Mais la loi PACTE, loin de se résumer à ce seul rapport, débouche aussi sur des actions concrètes. Je veux rappeler ici plusieurs réalisations fortes du Gouvernement qui contribuent à renforcer la crédibilité et la reconnaissance des démarches RSE des entreprises.

En premier lieu, nous avons créé, dans la loi PACTE, le statut de sociétés à mission, qui permet une reconnaissance légale des sociétés s'engageant à se doter d'une raison d'être et à poursuivre des objectifs sociaux et environnementaux – il s'agit d'une première contribution à l'exercice de labellisation publique des entreprises en matière de RSE.

En deuxième lieu, elle a renforcé les compétences de l'Autorité des marchés financiers – l'AMF – en matière de suivi de l'information environnementale des entreprises, et, dans le cadre de l'accord de place du 2 juillet dernier sur le développement de la finance verte, moins de deux mois après la promulgation de la loi, l'AMF et l'ACPR – l'Autorité de contrôle prudentiel et de résolution – évalueront conjointement la mise en oeuvre des engagements pris par le secteur financier en faveur du climat.

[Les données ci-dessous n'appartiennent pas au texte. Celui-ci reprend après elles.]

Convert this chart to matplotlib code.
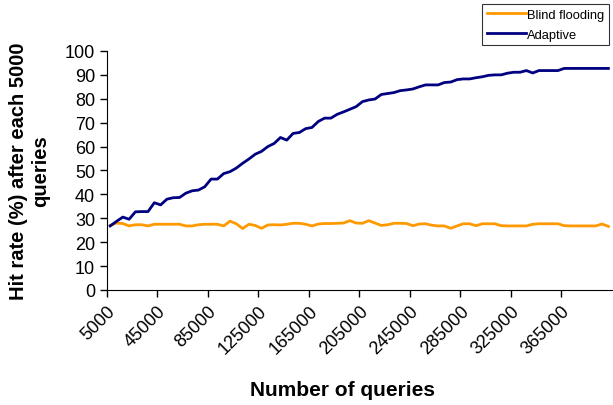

Enfin, le Gouvernement se mobilise fortement au niveau international puisque nous sommes à l'initiative pour la mise en oeuvre de la TCFD – Task Force on Climate-related Financial Disclosures – au niveau du G20 et du plan d'action sur la finance durable au niveau européen. Ce plan d'action, en plus d'établir un système de classification unifié au niveau européen, prévoit notamment d'intégrer la durabilité dans les exigences prudentielles et de renforcer les obligations d'information et de transparence en matière de durabilité des investissements. Et vous savez que le Gouvernement est parvenu, dans le cadre des institutions européennes, à un accord sur la taxonomie qui sera adopté la semaine prochaine.